De Mohamad Ali HARISSI (AFP)

BAGDÁ — A rua Mutanabi em Bagdá, com seus cafés e um mercado de livros, um dos mais famosos do mundo árabe, é considerada um refúgio para os amantes da literatura, que encontram lá um alívio para seus sofrimentos, como os atentados e as preocupações do dia a dia.

Às sextas-feiras, esta pequena rua de pedestres da velha Bagdá cria alma nova, quando os donos de sebos organizam seus últimos achados nos balcões. Tentam atrair a atenção dos passantes declamando versos de Al-Mutanabi, um conhecido poeta árabe do século X, que parece zelar pelos presentes do alto de sua estátua.

Outros frequentadores - exclusivamente homens - saboreiam tranquilamente chá com limão ou fumam voluptuosamente o narguilé, no café Shabandar, um dos mais renomados da cidade.

Esta rua de Bagdá não foi poupada dos atentados, e dezenas de pessoas perderam a vida aí. Mas os visitantes estão decididos a não se deixar impressionar.

"Faz 30 anos que venho aqui", conta Kamil Abdulrahim al-Saadawi, um negociante de 59 anos. "Acordo às sextas-feiras dizendo que não vou voltar. Mas a rua Mutanabi é como a mulher amada, nos seduz".

A rua Mutanabi foi inaugurada em 1932 pelo rei Fayçal I, em homenagem ao célebre poeta Aboul Taïeb al-Mutanabi (915-965), nascido no que é hoje o Iraque.

Com menos de um quilômetro, a rua está situada entre o rio Tigre, sobre o qual está o monumento em homenagem ao poeta, e uma estrutura em forma de arco, decorada com uma de suas citações.

"A rua Mutanabi nada tem a ver com a realidade do Iraque; é uma ilha à parte", destaca al-Saadawi.

"Enquanto do lado de fora somos confrontados com a violência e a imbecilidade dos políticos - a nossa realidade -, aqui encontramos o Iraque de nossos sonhos", acrescenta.


- Um Iraque de sonhos -


Este Iraque sonhado não pôde fugir da trágica realidade, como no dia 5 de março de 2007, quando um terrorista suicida explodiu um caminhão na rua, matando 30 pessoas e ferindo 60.

A potência da detonação também destruiu as lojas históricas do local, entre elas o café Shabandar.

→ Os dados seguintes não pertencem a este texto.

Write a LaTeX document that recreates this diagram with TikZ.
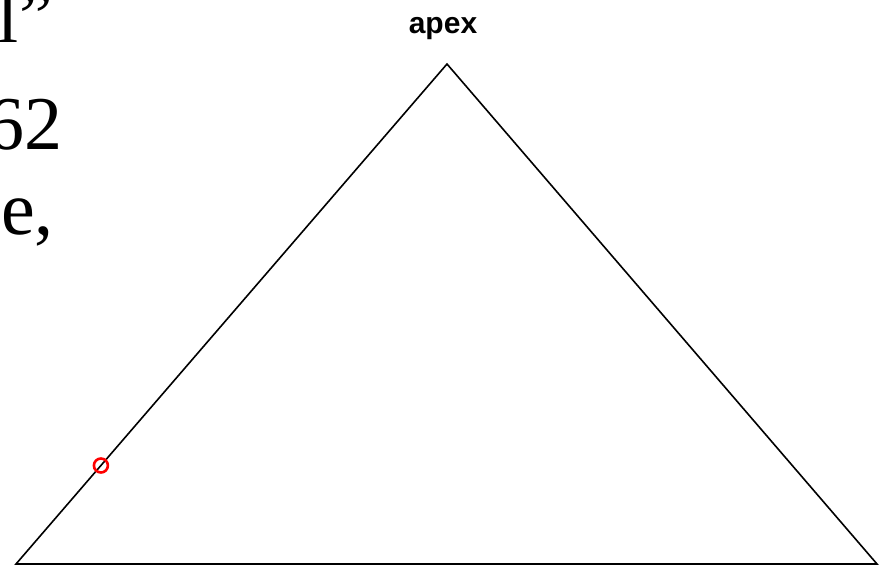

Os cinco filhos do proprietário foram mortos no atentado. Sua mãe, que ficou cega, por causa do choque, morreu meses mais tarde.

"A explosão é a lembrança mais dolorosa que temos desta rua", suspira Abu Rabea, proprietário de uma livraria há quase 40 anos.

"Viajei a Najaf (centro do Iraque) e quando cheguei, as pessoas me relataram a enorme deflagração", conta. "Meus amigos partiram, perdi muito, a vida não é mais a mesma", acrescenta, com a mão na fronte, os olhos úmidos.

Uma homenagem aos mortos na tragédia foi realizada na rua, para marcar os cinco anos do episódio, com as fotos das vítimas.

A rua Mutanabi só foi reencontrar um ar de normalidade em 2008, mas o café, fundado em 1917 como editora, só foi reabrir em fevereiro de 2009.

Às sextas-feiras, no entanto, inúmeras pessoas parecem ter um encontro marcado. "O que nos faz feliz aqui é a ausência da intolerância e do ódio", define Jamal Saya, que administra, há 25 anos, uma livraria especializada em obras jurídicas. "Mutanabi é o que há de melhor na cultura deste país", segundo ele.

Os frequentadores observam, no entanto, que os anos movimentados pelos quais passou o Iraque influenciaram, grandemente, a oferta de livros disponíveis. Antes da invasão americana de 2003, a maioria dos textos era em árabe, com um grande número deles dedicados à glória do ditador deposto Saddam Hussein.

Hoje, a escolha é mais abundante, com livros em línguas estrangeiras e outros objetos como os de papelaria, além dos CDs e os mapas geográficos.